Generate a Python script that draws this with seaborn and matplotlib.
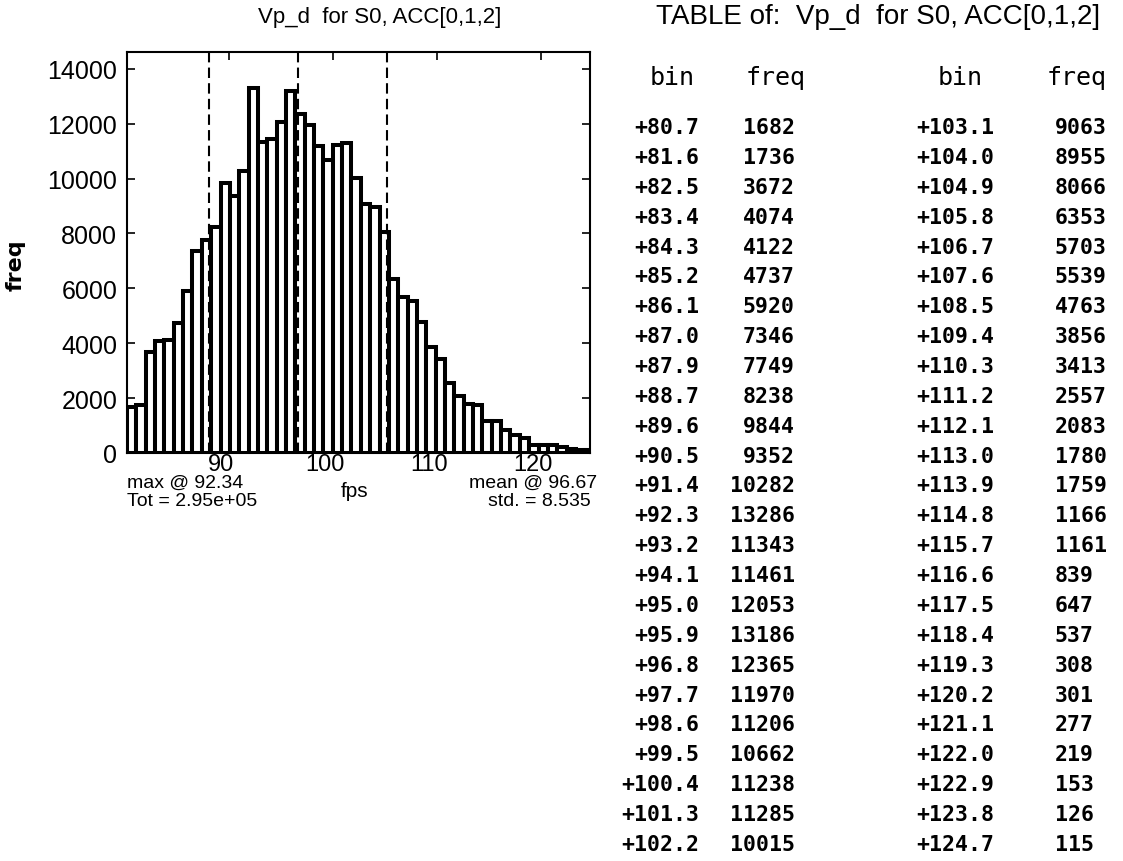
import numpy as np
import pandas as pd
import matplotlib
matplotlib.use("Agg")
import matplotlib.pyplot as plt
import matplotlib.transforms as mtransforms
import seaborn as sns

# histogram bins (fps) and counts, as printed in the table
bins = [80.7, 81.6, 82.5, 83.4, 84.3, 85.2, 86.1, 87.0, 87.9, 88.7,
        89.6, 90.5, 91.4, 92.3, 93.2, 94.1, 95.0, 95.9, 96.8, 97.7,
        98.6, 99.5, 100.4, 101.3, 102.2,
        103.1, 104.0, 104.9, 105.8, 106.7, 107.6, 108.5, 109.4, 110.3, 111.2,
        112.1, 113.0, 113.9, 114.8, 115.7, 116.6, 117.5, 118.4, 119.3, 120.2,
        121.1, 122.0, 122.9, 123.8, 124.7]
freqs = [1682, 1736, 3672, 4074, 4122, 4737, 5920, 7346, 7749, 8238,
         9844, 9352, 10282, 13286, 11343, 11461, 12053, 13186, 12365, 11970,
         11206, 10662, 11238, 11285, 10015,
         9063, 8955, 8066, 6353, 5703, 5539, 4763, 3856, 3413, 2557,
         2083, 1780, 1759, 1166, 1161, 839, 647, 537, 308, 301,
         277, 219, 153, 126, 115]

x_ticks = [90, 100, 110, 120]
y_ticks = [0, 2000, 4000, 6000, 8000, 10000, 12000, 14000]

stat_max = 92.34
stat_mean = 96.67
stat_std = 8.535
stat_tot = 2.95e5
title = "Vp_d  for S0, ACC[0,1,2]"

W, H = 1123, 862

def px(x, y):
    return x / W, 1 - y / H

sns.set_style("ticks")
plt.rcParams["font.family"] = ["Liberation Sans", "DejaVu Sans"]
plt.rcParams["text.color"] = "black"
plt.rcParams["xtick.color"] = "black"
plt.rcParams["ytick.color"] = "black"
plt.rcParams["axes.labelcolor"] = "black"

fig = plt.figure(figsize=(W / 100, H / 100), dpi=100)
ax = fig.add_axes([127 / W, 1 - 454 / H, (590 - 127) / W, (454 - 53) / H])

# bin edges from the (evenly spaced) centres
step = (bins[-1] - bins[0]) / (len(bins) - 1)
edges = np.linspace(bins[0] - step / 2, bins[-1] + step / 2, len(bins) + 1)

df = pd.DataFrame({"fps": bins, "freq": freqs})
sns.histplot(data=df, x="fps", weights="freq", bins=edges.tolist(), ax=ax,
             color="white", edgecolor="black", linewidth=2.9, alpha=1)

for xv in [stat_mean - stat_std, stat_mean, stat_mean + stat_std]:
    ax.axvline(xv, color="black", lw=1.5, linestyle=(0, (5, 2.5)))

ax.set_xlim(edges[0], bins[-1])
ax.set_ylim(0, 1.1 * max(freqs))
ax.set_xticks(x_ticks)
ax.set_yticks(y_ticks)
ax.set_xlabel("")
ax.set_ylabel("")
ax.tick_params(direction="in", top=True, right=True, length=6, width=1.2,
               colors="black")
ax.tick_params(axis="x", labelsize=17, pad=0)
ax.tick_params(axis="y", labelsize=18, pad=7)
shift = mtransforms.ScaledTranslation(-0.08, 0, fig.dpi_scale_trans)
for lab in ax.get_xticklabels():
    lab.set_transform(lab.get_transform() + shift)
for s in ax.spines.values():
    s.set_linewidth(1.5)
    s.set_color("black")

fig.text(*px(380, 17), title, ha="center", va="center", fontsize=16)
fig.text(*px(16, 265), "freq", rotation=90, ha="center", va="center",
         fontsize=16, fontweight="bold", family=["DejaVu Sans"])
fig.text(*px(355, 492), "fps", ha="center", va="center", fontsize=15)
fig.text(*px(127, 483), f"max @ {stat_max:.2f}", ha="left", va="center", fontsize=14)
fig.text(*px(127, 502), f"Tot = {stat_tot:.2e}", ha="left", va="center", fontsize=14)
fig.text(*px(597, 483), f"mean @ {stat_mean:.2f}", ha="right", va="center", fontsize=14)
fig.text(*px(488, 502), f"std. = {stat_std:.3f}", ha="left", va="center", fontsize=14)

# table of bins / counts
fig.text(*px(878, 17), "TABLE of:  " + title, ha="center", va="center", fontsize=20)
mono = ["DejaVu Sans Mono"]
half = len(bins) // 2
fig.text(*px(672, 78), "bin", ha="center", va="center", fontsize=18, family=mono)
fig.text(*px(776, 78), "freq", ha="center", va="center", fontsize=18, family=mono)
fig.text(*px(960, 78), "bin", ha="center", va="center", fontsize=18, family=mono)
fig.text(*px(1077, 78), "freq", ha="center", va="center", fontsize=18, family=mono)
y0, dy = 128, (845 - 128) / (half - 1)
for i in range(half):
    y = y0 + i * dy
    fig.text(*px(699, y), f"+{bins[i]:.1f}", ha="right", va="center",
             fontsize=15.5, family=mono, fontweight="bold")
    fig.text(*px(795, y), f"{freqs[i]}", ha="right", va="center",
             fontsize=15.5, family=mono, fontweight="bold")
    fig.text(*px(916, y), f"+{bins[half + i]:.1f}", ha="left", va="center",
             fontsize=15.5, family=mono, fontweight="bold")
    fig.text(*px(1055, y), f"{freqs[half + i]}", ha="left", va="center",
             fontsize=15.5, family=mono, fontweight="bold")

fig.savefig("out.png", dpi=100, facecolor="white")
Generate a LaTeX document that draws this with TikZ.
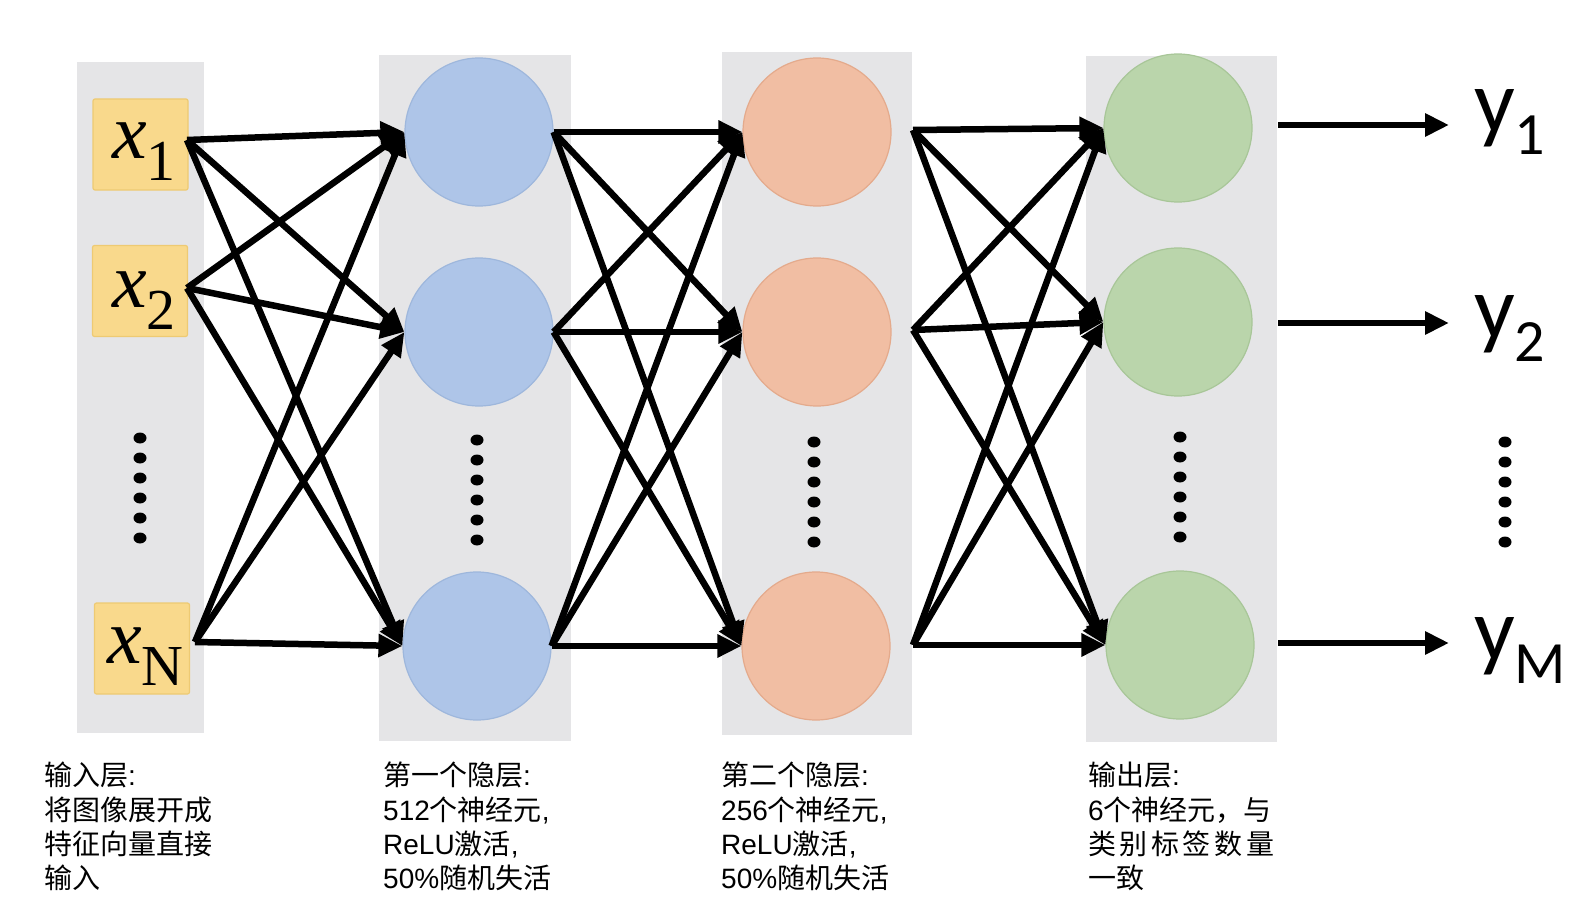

◆ ◆ ◆ ◆

*What needs to be done*: Output every entry exactly as given; pictures are not part of the copy.

*Exercise solution*:
Generate a Python script that draws this with seaborn and matplotlib.
import numpy as np
import pandas as pd
import matplotlib
matplotlib.use("Agg")
import matplotlib.pyplot as plt
import matplotlib.transforms as mtransforms
import seaborn as sns

# histogram bins (fps) and counts, as printed in the table
bins = [80.7, 81.6, 82.5, 83.4, 84.3, 85.2, 86.1, 87.0, 87.9, 88.7,
        89.6, 90.5, 91.4, 92.3, 93.2, 94.1, 95.0, 95.9, 96.8, 97.7,
        98.6, 99.5, 100.4, 101.3, 102.2,
        103.1, 104.0, 104.9, 105.8, 106.7, 107.6, 108.5, 109.4, 110.3, 111.2,
        112.1, 113.0, 113.9, 114.8, 115.7, 116.6, 117.5, 118.4, 119.3, 120.2,
        121.1, 122.0, 122.9, 123.8, 124.7]
freqs = [1682, 1736, 3672, 4074, 4122, 4737, 5920, 7346, 7749, 8238,
         9844, 9352, 10282, 13286, 11343, 11461, 12053, 13186, 12365, 11970,
         11206, 10662, 11238, 11285, 10015,
         9063, 8955, 8066, 6353, 5703, 5539, 4763, 3856, 3413, 2557,
         2083, 1780, 1759, 1166, 1161, 839, 647, 537, 308, 301,
         277, 219, 153, 126, 115]

x_ticks = [90, 100, 110, 120]
y_ticks = [0, 2000, 4000, 6000, 8000, 10000, 12000, 14000]

stat_max = 92.34
stat_mean = 96.67
stat_std = 8.535
stat_tot = 2.95e5
title = "Vp_d  for S0, ACC[0,1,2]"

W, H = 1123, 862

def px(x, y):
    return x / W, 1 - y / H

sns.set_style("ticks")
plt.rcParams["font.family"] = ["Liberation Sans", "DejaVu Sans"]
plt.rcParams["text.color"] = "black"
plt.rcParams["xtick.color"] = "black"
plt.rcParams["ytick.color"] = "black"
plt.rcParams["axes.labelcolor"] = "black"

fig = plt.figure(figsize=(W / 100, H / 100), dpi=100)
ax = fig.add_axes([127 / W, 1 - 454 / H, (590 - 127) / W, (454 - 53) / H])

# bin edges from the (evenly spaced) centres
step = (bins[-1] - bins[0]) / (len(bins) - 1)
edges = np.linspace(bins[0] - step / 2, bins[-1] + step / 2, len(bins) + 1)

df = pd.DataFrame({"fps": bins, "freq": freqs})
sns.histplot(data=df, x="fps", weights="freq", bins=edges.tolist(), ax=ax,
             color="white", edgecolor="black", linewidth=2.9, alpha=1)

for xv in [stat_mean - stat_std, stat_mean, stat_mean + stat_std]:
    ax.axvline(xv, color="black", lw=1.5, linestyle=(0, (5, 2.5)))

ax.set_xlim(edges[0], bins[-1])
ax.set_ylim(0, 1.1 * max(freqs))
ax.set_xticks(x_ticks)
ax.set_yticks(y_ticks)
ax.set_xlabel("")
ax.set_ylabel("")
ax.tick_params(direction="in", top=True, right=True, length=6, width=1.2,
               colors="black")
ax.tick_params(axis="x", labelsize=17, pad=0)
ax.tick_params(axis="y", labelsize=18, pad=7)
shift = mtransforms.ScaledTranslation(-0.08, 0, fig.dpi_scale_trans)
for lab in ax.get_xticklabels():
    lab.set_transform(lab.get_transform() + shift)
for s in ax.spines.values():
    s.set_linewidth(1.5)
    s.set_color("black")

fig.text(*px(380, 17), title, ha="center", va="center", fontsize=16)
fig.text(*px(16, 265), "freq", rotation=90, ha="center", va="center",
         fontsize=16, fontweight="bold", family=["DejaVu Sans"])
fig.text(*px(355, 492), "fps", ha="center", va="center", fontsize=15)
fig.text(*px(127, 483), f"max @ {stat_max:.2f}", ha="left", va="center", fontsize=14)
fig.text(*px(127, 502), f"Tot = {stat_tot:.2e}", ha="left", va="center", fontsize=14)
fig.text(*px(597, 483), f"mean @ {stat_mean:.2f}", ha="right", va="center", fontsize=14)
fig.text(*px(488, 502), f"std. = {stat_std:.3f}", ha="left", va="center", fontsize=14)

# table of bins / counts
fig.text(*px(878, 17), "TABLE of:  " + title, ha="center", va="center", fontsize=20)
mono = ["DejaVu Sans Mono"]
half = len(bins) // 2
fig.text(*px(672, 78), "bin", ha="center", va="center", fontsize=18, family=mono)
fig.text(*px(776, 78), "freq", ha="center", va="center", fontsize=18, family=mono)
fig.text(*px(960, 78), "bin", ha="center", va="center", fontsize=18, family=mono)
fig.text(*px(1077, 78), "freq", ha="center", va="center", fontsize=18, family=mono)
y0, dy = 128, (845 - 128) / (half - 1)
for i in range(half):
    y = y0 + i * dy
    fig.text(*px(699, y), f"+{bins[i]:.1f}", ha="right", va="center",
             fontsize=15.5, family=mono, fontweight="bold")
    fig.text(*px(795, y), f"{freqs[i]}", ha="right", va="center",
             fontsize=15.5, family=mono, fontweight="bold")
    fig.text(*px(916, y), f"+{bins[half + i]:.1f}", ha="left", va="center",
             fontsize=15.5, family=mono, fontweight="bold")
    fig.text(*px(1055, y), f"{freqs[half + i]}", ha="left", va="center",
             fontsize=15.5, family=mono, fontweight="bold")

fig.savefig("out.png", dpi=100, facecolor="white")
Generate a LaTeX document that draws this with TikZ.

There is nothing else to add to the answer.